The Jakarta Post
Religious Affairs Minister Suryadharma Ali blamed Christians for the closure of some churches in the country, saying that they have politicized an issue that is purely administrative in nature.
Suryadharma said that Christians in the country are not the only ones who had problems getting permits to build places of worship, but they got more attention simply because they talked to the press more.
The controversial minister said that Muslims in several regions where they are members of a minority, such as in Bali, North Sulawesi, and East Nusa Tenggara, have met the same challenges when trying to get permits to build mosques.
“But they don’t talk to the press. They also don’t protest or perform prayers in front of the Presidential Palace. The requirement to obtain such a permit is only administrative, there is no need to turn it into a political issue,” Suryadharma said.
Suryadharma was referring to members of the Indonesian Christian Church (GKI) Yasmin from Bogor, West Java, and the Batak Christian Protestant Church (HKBP) Filadelfia of Bekasi, also in West Java, who have been conducting their Sunday services in front of the Presidential Palace in the past two years because local governments have sealed off their churches due to building permit disputes.
HKBP Filadelfia has been involved in a building permit dispute with local residents at Jejalen Jaya village for years as the locals refused to allow a church to be built in their neighborhood.
Representatives of the HKBP church said that they had secured permits from local government to build their church in the village, but, in 2011, the Bandung State Administrative Court in West Java overturned a ruling by the Bekasi administration which had given the go-ahead for the construction of the church.
The locals have prevented HKBP members from conducting Sunday services at the church since then.
The Bogor administration has denied a request for a building permit for GKI Yasmin, despite a ruling by the Supreme Court that upheld the rights of the congregation to open a place of worship in the area.

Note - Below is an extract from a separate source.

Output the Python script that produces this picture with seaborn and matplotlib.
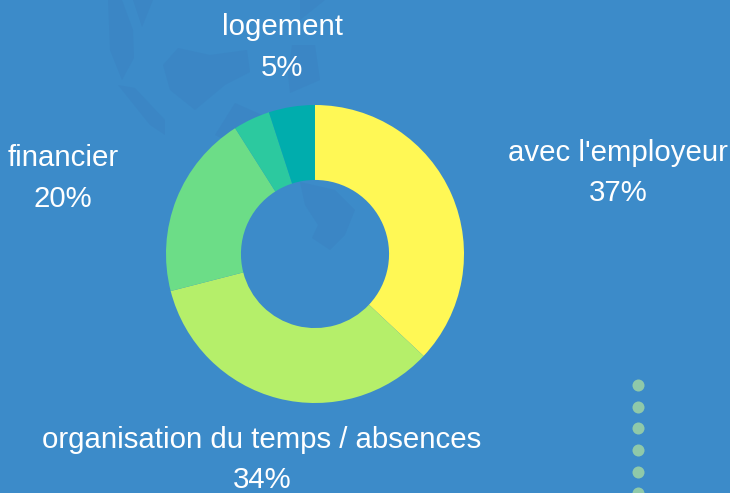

Suryadharma, also chairman of Muslim-based United Development Party (PPP), maintained that the 2006 joint ministerial decree, which regulates the construction of all places of worship of all religions in the country, including churches, has strict requirements simply to prevent social unrest.
The decree, which was issued by the religious affairs minister and the home minister, requires, among other things, that a congregation must have at least 90 members and have support from at least 60 locals in the vicinity of the place of worship.
“I’m very disappointed with the minister. He really doesn’t have any idea of the trouble we will have to deal with because of the decree,” Rev. Palti Panjaitan from HKBP Filadelfia said.
Separately, Bona Sigalingging of GKI Yasmin said that Suryadharma’s statement indicated the government had indirectly legitimized religious discrimination by the majority.
“The minister should have not applauded the action of those who have chosen silence after failing to get permits for their house of worship. He should have urged all government agencies to grant the people their rights to worship.”